Petersen’s interest in mathematics was awakened at school, where his main occupation was solving problems and attempting the trisection of the angle. At the age of seventeen he entered the College of Technology in Copenhagen; but after some years of study he transferred to the University of Copenhagen, from which he graduated in 1866 and received the doctorate in 1871. His dissertation treated equations solvable by square roots with applications to the solution of problems by ruler and compass. During his university years and after graduation Petersen taught in secondary schools. In 1871 he was appointed docent at the College of Technology and, in 1887, professor at the University of Copenhagen, a post he held until the year before his death.

Through his terse, well-written textbooks Petersen has exerted a very strong influence on mathematical education in Denmark. Several of his books were translated into other languages. Worthy of particular mention is his Methods and Theories for the Solution of Problems of Geometrical Constructions (Danish, 1866; English, 1879; French, 1880; Italian, 1881; Russian, 1892). His other writings cover a wide range of subjects in algebra, number theory, analysis, geometry, and mechanics.

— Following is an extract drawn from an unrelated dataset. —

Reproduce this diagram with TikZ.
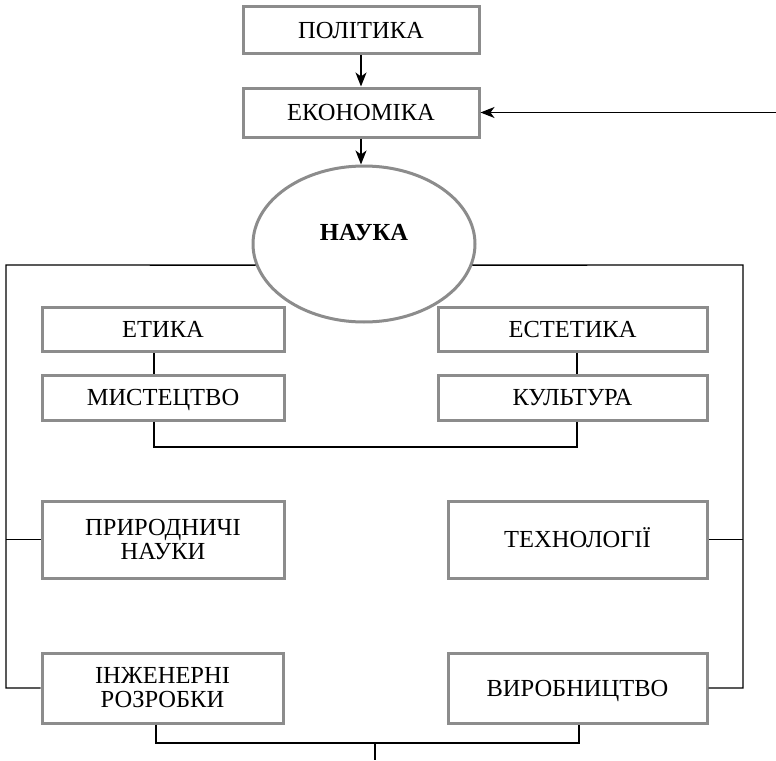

Perhaps his most important contribution is his theory of regular graphs, inspired by a problems in the theory of invariants and published in Acta mathematica in 1891.

BIBLIOGRAPHY

Petersen’s works are listed in Niels Nielsen, Mathematiken i Danmark 1801–1908 (Copenhagen-Christiania, 1910).

There are obituaries by H. G. Zeuthen, in Oversigt over det K. Danske Videnskabernes Selskabs Forhandlinger 1910 (1910–1911), 1, 73–75; C. Juel and V. Trier, in Nyt Tidsskrift for Matematik, A,21 (1910), 73–77, in Danish; and C. Juel, “En dansk Matematiker,” in Matermatisk Tidsskrift, A (1923), 85–95.